Posted by Rosa Harris on August 19, 2011

A wall of books, all by one author. photo credit: Eric Ribellarsi

From Winter Has Its End
By Eric Ribellarsi

Nepal is a classic border region – to the south lie the humid, densly populated plains of India. To the North, over the ice-peaks of the Himalayan ridge, is the Tibetan plateau, today dominated harshly and uneasily by the expansive new Chinese powerhouse.

So bookstores here in Katmandu, the main city of Nepal, are entwined with geo-politics, and are often consciously implanted to influence the direction of events.

For example, Tibetan bookstores are everywhere in Kathmandu. They have many purposes. First, they are there to promote the claims that the Dalai Lama (and the apparatus of Buddhists monks) have on the political future of Tibet. They are there to connect with Kathmandu’s tourist trade, and keep the issues of pre-communist Tibet before them. And they are also there as a kind of projection of power: Because the base area of the Dalai Lama’s forces is to the South, across the Nepal-India border, in India. And Tibet itself lies to the north, across the Nepal-China border.

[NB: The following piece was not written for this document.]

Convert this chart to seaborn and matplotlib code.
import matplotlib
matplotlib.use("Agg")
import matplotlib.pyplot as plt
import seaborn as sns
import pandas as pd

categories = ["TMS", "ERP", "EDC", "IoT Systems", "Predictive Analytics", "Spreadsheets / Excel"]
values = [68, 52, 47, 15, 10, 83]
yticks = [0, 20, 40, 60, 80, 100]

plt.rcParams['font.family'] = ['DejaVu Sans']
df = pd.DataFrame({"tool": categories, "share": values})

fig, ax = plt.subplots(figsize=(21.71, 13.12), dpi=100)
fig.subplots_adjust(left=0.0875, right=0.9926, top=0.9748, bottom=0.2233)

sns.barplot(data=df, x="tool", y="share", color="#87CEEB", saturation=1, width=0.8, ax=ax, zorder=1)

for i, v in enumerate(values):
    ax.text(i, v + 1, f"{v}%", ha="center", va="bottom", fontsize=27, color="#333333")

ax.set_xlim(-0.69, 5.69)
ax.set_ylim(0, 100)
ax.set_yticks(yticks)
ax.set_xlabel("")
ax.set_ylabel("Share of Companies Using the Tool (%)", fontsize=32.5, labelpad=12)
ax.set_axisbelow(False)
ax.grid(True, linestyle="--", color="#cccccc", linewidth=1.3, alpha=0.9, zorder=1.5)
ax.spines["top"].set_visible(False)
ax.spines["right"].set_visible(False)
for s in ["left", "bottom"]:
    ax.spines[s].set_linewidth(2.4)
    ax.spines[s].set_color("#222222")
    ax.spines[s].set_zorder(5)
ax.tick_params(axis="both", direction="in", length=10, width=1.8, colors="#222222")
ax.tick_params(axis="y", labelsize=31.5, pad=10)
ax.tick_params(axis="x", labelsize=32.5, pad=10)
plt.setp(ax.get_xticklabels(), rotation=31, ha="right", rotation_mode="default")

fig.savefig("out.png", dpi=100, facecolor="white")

And for over fifty years now, the Lamaists have used Nepal as a forward base area – from the CIA-backed guerrilla attacks into China during the 1960s, to the monk demonstrations against the Chinese control in the 1990s.

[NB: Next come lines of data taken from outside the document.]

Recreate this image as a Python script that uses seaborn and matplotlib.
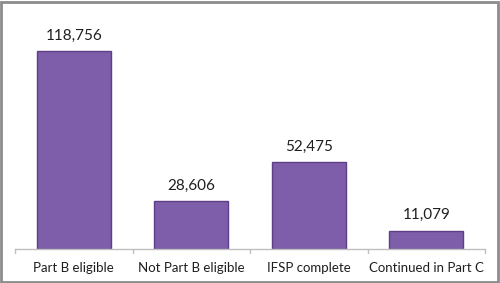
import matplotlib
matplotlib.use("Agg")
import matplotlib.pyplot as plt
import seaborn as sns
import pandas as pd
from matplotlib.patches import Rectangle

categories = ["Part B eligible", "Not Part B eligible", "IFSP complete", "Continued in Part C"]
values = [118756, 28606, 52475, 11079]
value_labels = ["118,756", "28,606", "52,475", "11,079"]

sns.set_theme(style="white")
plt.rcParams['font.family'] = ['Lato', 'DejaVu Sans']

df = pd.DataFrame({"category": categories, "value": values})

fig = plt.figure(figsize=(5.0, 2.83), dpi=100)
ax = fig.add_axes([0.03, 0.12, 0.94, 0.823])

sns.barplot(data=df, x="category", y="value", color="#7E5DAA", width=0.63,
            edgecolor="#5E3F86", linewidth=1.0, saturation=1, ax=ax)

ax.set_ylim(0, 140000)
ax.set_xlim(-0.5, len(categories) - 0.5)
for s in ["top", "right", "left"]:
    ax.spines[s].set_visible(False)
ax.spines["bottom"].set_color("#BFBFBF")
ax.spines["bottom"].set_linewidth(1)
ax.set_yticks([])
ax.set_xlabel("")
ax.set_ylabel("")
ax.tick_params(axis="x", length=0, labelsize=9.5, labelcolor="#1F1F1F", pad=9)

# boundary tick marks
for b in [-0.5 + i for i in range(len(categories) + 1)]:
    ax.plot([b, b], [0, -0.018], transform=ax.get_xaxis_transform(),
            color="#BFBFBF", lw=1, clip_on=False)

for i, (v, lab) in enumerate(zip(values, value_labels)):
    ax.annotate(lab, (i, v), xytext=(0, 6), textcoords="offset points",
                ha="center", va="bottom", fontsize=11, color="#1F1F1F")

fig.patches.append(Rectangle((0.002, 0.004), 0.994, 0.99, transform=fig.transFigure,
                             fill=False, edgecolor="#8C8C8C", linewidth=2))

fig.savefig("out.png", dpi=100)
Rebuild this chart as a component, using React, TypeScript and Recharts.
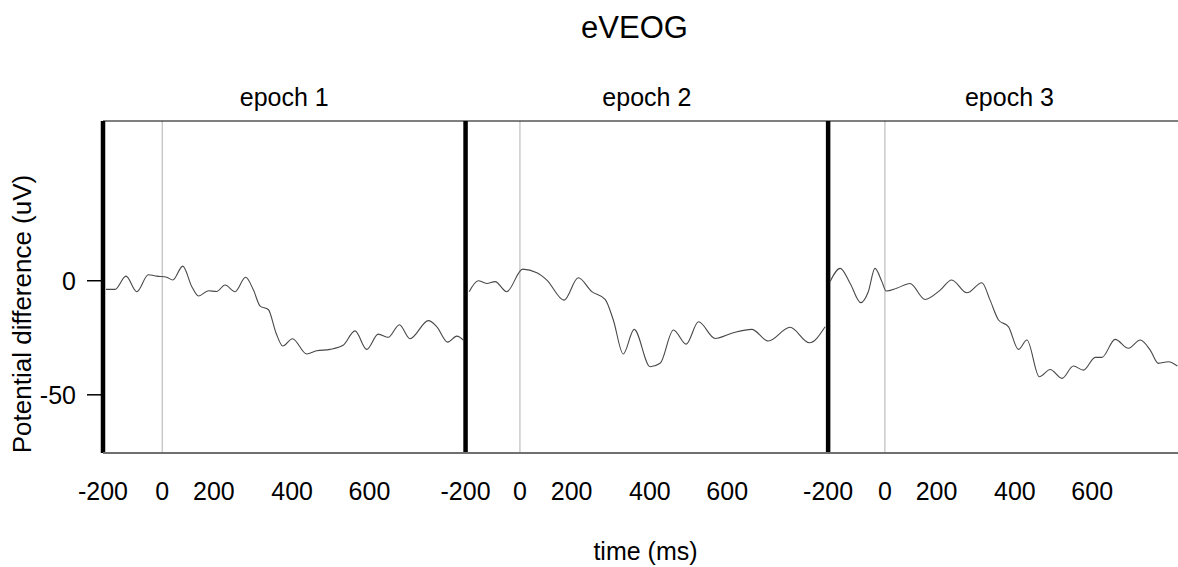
import { LineChart, Line, XAxis, YAxis, ReferenceLine } from "recharts";

const FONT = '"Liberation Sans", Arial, sans-serif';

// the three epochs sit side by side on one strip, 1200 units each
const epochStarts = [0, 1200, 2400];
// where stimulus onset (0 ms) falls in each epoch
const epochOnsets = [196, 1380, 2588];
const epochNames = ["epoch 1", "epoch 2", "epoch 3"];
const X_MAX = 3558;

// label positions measured from onset, as printed on the original
const tickOffsets = [0, 171, 430, 686];
const tickLabels = ["0", "200", "400", "600"];

const epoch1Time = [
  -186, -156, -120, -84, -46, -18, 15, 35, 68, 98, 120, 153, 180, 208, 241,
  276, 302, 324, 351, 377, 399, 431, 478, 511, 555, 599, 638, 677, 715, 748,
  785, 820, 881, 909, 945, 975, 999,
];
const epoch1Value = [
  -3.8, -3.8, 2, -4.8, 2.6, 2, 1.5, 0.3, 6.4, -2.6, -6.7, -4.4, -4.7, -1.9,
  -4.8, 1.5, -4.1, -11.1, -12.6, -23, -28.6, -25.4, -32.1, -30.7, -30.1, -28.3,
  -22, -30.1, -23.4, -24.8, -19.3, -25.4, -17.5, -20.2, -26.9, -24.3, -26.3,
];

const epoch2Time = [
  -168, -138, -110, -82, -44, 9, 56, 89, 146, 193, 238, 282, 309, 342, 378,
  431, 464, 508, 550, 591, 646, 706, 767, 822, 894, 958, 1010,
];
const epoch2Value = [
  -4.8, 0, -1.2, -0.4, -4.8, 5.1, 3.5, 0.3, -8.5, 1.3, -4.8, -8.2, -17.2,
  -32.1, -21.3, -37.7, -36.2, -21.6, -27.8, -18, -25.3, -22.8, -21.3, -26.4,
  -20.4, -27.2, -20.2,
];

const epoch3Time = [
  -182, -148, -115, -80, -55, -33, -10, 4, 39, 83, 133, 183, 221, 271, 321,
  348, 376, 409, 442, 470, 511, 547, 586, 624, 657, 696, 718, 762, 806, 845,
  878, 905, 938, 968,
];
const epoch3Value = [
  -0.4, 5.4, -1.2, -9.6, -4.8, 5.4, -0.4, -4.5, -3.3, -1.2, -8.2, -4.1, 0.3,
  -5.3, -0.9, -8.5, -17.2, -20.2, -30.1, -26, -42.1, -38.9, -42.8, -37.4,
  -39.2, -33.6, -33.6, -25.7, -29.6, -26, -30.4, -36.2, -35.5, -37.4,
];

const toRows = (times: number[], values: number[], onset: number) =>
  times.map((t, i) => ({ x: onset + t, v: values[i] }));

export default function App() {
  const series = [
    toRows(epoch1Time, epoch1Value, epochOnsets[0]),
    toRows(epoch2Time, epoch2Value, epochOnsets[1]),
    toRows(epoch3Time, epoch3Value, epochOnsets[2]),
  ];

  const tickText = new Map<number, string>();
  epochStarts.forEach((s, k) => {
    tickText.set(s, "-200");
    tickOffsets.forEach((o, j) => tickText.set(epochOnsets[k] + o, tickLabels[j]));
  });
  const bottomTicks = Array.from(tickText.keys());

  const centers = epochStarts.map((s) => s + 600);
  const tickFont = { fill: "#000", fontSize: 25, fontFamily: FONT };

  return (
    <div
      style={{
        position: "absolute",
        left: 0,
        top: 0,
        width: 1178,
        height: 567,
        background: "#fff",
        overflow: "hidden",
      }}
    >
      <LineChart
        width={1178}
        height={567}
        margin={{ top: 0, right: 0, bottom: 0, left: 0 }}
      >
        <XAxis
          xAxisId="top"
          orientation="top"
          type="number"
          dataKey="x"
          domain={[0, X_MAX]}
          allowDataOverflow
          ticks={centers}
          interval={0}
          tickFormatter={(v: number) => epochNames[centers.indexOf(v)]}
          height={121}
          tickLine={false}
          tickSize={0}
          tickMargin={15}
          axisLine={{ stroke: "#000", strokeWidth: 1 }}
          tick={tickFont}
          label={{
            value: "eVEOG",
            position: "insideTop",
            offset: 16,
            dx: -6,
            fontSize: 31,
            fill: "#000",
            fontFamily: FONT,
          }}
        />
        <XAxis
          type="number"
          dataKey="x"
          domain={[0, X_MAX]}
          allowDataOverflow
          ticks={bottomTicks}
          interval={0}
          tickFormatter={(v: number) => tickText.get(v) ?? ""}
          height={114}
          tickLine={false}
          tickSize={0}
          tickMargin={29}
          axisLine={{ stroke: "#707070", strokeWidth: 2 }}
          tick={tickFont}
          label={{
            value: "time (ms)",
            position: "insideBottom",
            offset: 7,
            dx: 5,
            fontSize: 25,
            fill: "#000",
            fontFamily: FONT,
          }}
        />
        <YAxis
          type="number"
          domain={[-75.5, 70]}
          allowDataOverflow
          ticks={[-50, 0]}
          interval={0}
          width={103}
          tickSize={16}
          tickMargin={11}
          axisLine={false}
          tickLine={{ stroke: "#000", strokeWidth: 1.5 }}
          tick={tickFont}
          label={{
            value: "Potential difference (uV)",
            angle: -90,
            position: "insideLeft",
            offset: 22,
            dy: 27,
            textAnchor: "middle",
            fontSize: 26,
            fill: "#000",
            fontFamily: FONT,
          }}
        />

        {epochOnsets.map((x) => (
          <ReferenceLine key={"on" + x} x={x} stroke="#b0b0b0" strokeWidth={1} />
        ))}
        {epochStarts.map((x) => (
          <ReferenceLine key={"ep" + x} x={x} stroke="#000" strokeWidth={4.5} />
        ))}

        {series.map((rows, k) => (
          <Line
            key={k}
            data={rows}
            dataKey="v"
            type="monotone"
            stroke="#484848"
            strokeWidth={1.1}
            dot={false}
            isAnimationActive={false}
          />
        ))}
      </LineChart>
    </div>
  );
}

When I walked in, the bookstore was full of Buddhist works and new-age white people. Of course, most prominently featured are the works of the Dalai Lama. Two entire walls in the store are dedicated the writings of the Dalai Lama. One book is entirely dedicated to photographs of the Dalai Lama.

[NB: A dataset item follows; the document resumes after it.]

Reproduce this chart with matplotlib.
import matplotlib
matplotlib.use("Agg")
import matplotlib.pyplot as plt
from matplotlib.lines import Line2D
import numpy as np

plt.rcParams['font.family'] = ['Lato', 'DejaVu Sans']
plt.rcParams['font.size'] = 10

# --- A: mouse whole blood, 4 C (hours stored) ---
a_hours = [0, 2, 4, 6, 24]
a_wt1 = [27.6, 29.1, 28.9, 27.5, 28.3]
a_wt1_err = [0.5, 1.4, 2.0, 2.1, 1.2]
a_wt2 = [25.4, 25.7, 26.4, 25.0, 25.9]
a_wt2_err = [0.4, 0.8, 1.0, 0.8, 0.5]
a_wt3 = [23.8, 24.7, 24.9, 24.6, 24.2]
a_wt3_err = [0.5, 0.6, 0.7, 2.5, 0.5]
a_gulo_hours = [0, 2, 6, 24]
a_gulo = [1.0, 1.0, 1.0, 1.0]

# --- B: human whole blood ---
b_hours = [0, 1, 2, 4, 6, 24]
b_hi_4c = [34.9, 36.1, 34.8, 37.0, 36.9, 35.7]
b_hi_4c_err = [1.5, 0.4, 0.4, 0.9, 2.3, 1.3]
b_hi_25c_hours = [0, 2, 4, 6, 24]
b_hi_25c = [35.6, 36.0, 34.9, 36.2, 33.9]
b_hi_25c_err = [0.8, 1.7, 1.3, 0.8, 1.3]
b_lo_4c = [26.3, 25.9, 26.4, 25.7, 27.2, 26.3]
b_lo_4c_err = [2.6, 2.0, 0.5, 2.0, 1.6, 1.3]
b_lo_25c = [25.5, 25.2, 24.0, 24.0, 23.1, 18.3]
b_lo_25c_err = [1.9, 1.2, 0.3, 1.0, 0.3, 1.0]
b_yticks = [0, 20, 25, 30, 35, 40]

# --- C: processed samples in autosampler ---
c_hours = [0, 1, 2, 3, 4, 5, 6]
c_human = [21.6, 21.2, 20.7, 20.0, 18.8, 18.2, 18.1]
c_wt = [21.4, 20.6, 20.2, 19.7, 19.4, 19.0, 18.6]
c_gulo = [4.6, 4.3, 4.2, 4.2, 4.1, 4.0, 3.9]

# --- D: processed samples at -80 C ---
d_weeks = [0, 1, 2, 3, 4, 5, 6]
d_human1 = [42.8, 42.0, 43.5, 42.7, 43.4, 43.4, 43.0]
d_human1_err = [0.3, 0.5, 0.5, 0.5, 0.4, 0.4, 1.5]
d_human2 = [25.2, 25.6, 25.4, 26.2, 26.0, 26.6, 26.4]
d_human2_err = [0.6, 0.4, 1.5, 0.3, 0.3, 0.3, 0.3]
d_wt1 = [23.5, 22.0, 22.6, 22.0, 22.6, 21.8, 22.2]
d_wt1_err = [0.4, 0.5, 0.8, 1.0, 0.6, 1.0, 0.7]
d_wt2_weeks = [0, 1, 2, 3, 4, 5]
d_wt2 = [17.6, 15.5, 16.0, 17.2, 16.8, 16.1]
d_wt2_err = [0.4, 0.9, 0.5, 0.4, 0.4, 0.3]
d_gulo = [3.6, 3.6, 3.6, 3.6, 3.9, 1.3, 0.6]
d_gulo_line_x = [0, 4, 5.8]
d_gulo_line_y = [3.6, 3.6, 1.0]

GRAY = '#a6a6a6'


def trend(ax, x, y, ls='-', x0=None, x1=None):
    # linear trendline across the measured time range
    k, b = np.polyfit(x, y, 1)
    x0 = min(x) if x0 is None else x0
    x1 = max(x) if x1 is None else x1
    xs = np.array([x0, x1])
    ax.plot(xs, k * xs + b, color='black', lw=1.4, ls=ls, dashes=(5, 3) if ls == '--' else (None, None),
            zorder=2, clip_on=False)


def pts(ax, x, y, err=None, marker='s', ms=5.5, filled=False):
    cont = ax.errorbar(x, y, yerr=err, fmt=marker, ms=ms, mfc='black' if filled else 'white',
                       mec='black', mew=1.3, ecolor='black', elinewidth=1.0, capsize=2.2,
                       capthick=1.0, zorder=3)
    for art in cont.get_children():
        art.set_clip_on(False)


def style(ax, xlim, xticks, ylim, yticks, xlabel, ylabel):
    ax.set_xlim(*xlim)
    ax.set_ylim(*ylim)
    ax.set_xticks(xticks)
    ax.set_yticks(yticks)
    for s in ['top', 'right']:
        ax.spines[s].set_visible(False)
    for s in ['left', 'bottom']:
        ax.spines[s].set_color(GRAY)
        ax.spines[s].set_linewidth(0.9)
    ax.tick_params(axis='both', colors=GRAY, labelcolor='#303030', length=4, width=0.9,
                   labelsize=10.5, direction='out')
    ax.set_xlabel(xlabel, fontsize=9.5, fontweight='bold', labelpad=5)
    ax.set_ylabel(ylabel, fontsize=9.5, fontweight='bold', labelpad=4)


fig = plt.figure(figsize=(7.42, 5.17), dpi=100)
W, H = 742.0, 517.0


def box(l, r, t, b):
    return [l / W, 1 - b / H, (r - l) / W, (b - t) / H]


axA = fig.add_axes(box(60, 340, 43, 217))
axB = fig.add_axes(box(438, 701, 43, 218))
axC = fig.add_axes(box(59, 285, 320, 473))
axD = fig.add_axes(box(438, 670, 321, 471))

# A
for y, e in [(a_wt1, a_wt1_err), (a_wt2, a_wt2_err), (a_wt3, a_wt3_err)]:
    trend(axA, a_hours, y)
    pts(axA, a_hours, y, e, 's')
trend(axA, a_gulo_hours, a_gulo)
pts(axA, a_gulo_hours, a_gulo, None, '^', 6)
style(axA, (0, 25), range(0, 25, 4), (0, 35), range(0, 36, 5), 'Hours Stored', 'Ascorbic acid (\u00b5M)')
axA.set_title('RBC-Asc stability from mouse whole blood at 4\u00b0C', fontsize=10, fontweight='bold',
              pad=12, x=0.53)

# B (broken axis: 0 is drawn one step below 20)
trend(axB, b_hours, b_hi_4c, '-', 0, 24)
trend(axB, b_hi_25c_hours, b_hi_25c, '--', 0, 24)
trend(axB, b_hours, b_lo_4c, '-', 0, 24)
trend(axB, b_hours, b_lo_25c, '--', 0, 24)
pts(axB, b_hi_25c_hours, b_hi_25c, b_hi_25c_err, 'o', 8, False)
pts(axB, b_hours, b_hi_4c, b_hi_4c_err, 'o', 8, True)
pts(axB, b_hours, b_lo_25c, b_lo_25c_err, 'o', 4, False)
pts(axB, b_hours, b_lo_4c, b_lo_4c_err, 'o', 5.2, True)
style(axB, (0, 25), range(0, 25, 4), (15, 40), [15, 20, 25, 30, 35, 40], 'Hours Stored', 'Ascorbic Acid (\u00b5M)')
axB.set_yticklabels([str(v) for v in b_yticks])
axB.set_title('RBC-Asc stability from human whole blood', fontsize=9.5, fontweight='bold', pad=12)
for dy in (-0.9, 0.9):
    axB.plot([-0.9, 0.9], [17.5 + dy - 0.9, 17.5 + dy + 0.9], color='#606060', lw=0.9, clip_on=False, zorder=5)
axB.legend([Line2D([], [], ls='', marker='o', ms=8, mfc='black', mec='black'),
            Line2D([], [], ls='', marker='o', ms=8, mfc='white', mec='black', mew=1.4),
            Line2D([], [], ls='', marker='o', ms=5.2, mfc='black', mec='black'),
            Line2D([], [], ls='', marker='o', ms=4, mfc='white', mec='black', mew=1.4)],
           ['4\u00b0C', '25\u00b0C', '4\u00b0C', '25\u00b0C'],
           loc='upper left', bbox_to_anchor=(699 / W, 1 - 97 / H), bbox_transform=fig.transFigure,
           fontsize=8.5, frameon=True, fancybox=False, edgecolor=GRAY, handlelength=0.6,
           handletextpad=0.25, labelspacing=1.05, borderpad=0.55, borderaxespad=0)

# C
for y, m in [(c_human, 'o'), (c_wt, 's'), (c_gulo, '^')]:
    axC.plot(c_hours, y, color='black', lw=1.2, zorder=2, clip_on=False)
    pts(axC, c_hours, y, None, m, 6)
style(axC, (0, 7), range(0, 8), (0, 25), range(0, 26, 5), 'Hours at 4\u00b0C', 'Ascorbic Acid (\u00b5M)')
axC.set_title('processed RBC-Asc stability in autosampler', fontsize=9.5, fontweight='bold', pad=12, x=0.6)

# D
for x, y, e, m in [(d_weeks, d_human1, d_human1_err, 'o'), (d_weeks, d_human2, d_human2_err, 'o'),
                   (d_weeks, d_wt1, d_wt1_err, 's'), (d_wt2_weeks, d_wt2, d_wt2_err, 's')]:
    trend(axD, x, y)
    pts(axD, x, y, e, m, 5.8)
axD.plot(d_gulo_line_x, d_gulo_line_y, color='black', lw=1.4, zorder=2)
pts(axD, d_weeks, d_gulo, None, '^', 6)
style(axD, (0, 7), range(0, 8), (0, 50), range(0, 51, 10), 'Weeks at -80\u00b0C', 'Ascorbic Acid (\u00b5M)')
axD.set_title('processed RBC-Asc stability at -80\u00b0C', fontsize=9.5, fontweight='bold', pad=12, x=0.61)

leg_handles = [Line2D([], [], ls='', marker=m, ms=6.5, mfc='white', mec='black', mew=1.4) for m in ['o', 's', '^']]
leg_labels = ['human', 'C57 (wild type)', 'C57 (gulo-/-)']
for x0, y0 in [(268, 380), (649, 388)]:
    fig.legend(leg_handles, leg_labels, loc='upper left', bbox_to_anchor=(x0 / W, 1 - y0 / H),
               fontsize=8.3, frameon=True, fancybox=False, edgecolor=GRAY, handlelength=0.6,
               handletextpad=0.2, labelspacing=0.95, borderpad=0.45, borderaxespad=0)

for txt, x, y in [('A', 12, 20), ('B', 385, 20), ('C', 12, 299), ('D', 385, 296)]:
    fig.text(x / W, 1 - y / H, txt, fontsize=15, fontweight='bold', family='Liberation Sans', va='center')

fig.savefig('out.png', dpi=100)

I thought to myself that “the Dalai Lama’s cult of personality is large enough to make Stalin blush.” And that brought up the strange and ironic contradictions within Western “pro-Tibetan” sympathies: Liberals, who would never tolerate a conservative religious government in their country for a second, actively support elevating medieval monks to power in Tibet. People who have few illusions of what theocracy would mean in their countries (or Iran!) freely fantasize that renewed theocracy would be heavenly in Tibet.